Yesus menyerukan kepada kita agar mengasihi musuh, yakni dengan berbuat baik kepada orang yang membenci kita, berdoa bagi orang yang mencaci kita, memberi pipi yang lain ketika pipi yang satu ditampar, dan memberikan baju kepada orang yang mengambil jubah kita. Artinya, jangan pernah membalas yang jahat dengan yang jahat, tetapi justru balaslah dengan kebaikan.
Dalam kehidupan bersama, kita sadar bahwa kita tidak mungkin bisa selalu menyenangkan hati orang lain atau membuat orang lain selalu menyukai kita.
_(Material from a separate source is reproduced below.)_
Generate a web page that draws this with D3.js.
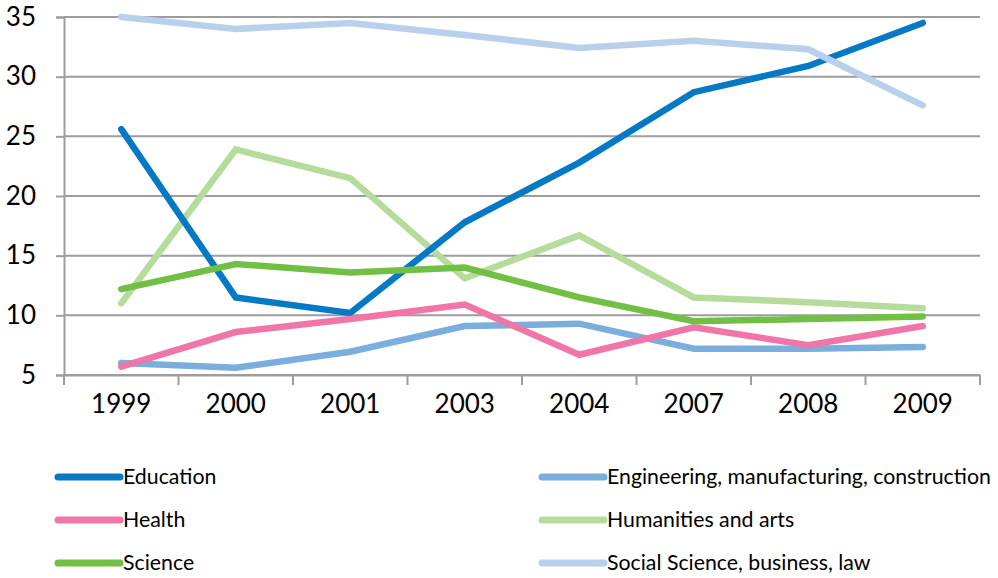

Pasti kita semua pernah menyakiti hati sesama, sehingga kita tidak disenangi atau bahkan dimusuhi. Dalam situasi seperti itu, tentu kita gelisah, menyesal, dan berharap agar kita dimaafkan. Karena itulah Yesus mengatakan agar kita berbuat yang sama kepada orang lain yang menyakiti kita. Perjanjian Lama mengatakan “mata ganti mata”, tetapi Yesus mengajarkan agar kebencian dibalas dengan cinta, agar sikap permusuhan dibalas dengan kasih. Pengalaman mengajarkan kepada kita bahwa kebencian hanya akan memperpanjang permusuhan, tetapi kasih menghidupkan dan mengembangkan cinta.
Mengasihi musuh tidak berarti membiarkan atau bahkan mendukung permusuhan yang mereka tebarkan. Mengasihi musuh berarti menunjukkan perhatian dan keprihatinan pada keselamatan jiwa mereka. Kita tidak menginginkan jiwa mereka binasa, tetapi agar mengalami keselamatan seperti yang kita inginkan terhadap diri kita. Karena itu, dengan seruan untuk mengasihi musuh, Yesus mau mengajarkan kepada kita bagaimana cara hidup berdampingan dengan orang lain. Kita jangan hanya memikirkan keselamatan jiwa kita saja, tetapi harus peduli dan membantu semua orang agar mengalami juga keselamatan yang berasal dari Tuhan. Mengasihi musuh berarti peduli pada keselamatan jiwa sesama.
Semoga kita senantiasa diteguhkan oleh Tuhan untuk mencintai sesama tanpa kecuali, bukan hanya yang mencintai kita saja.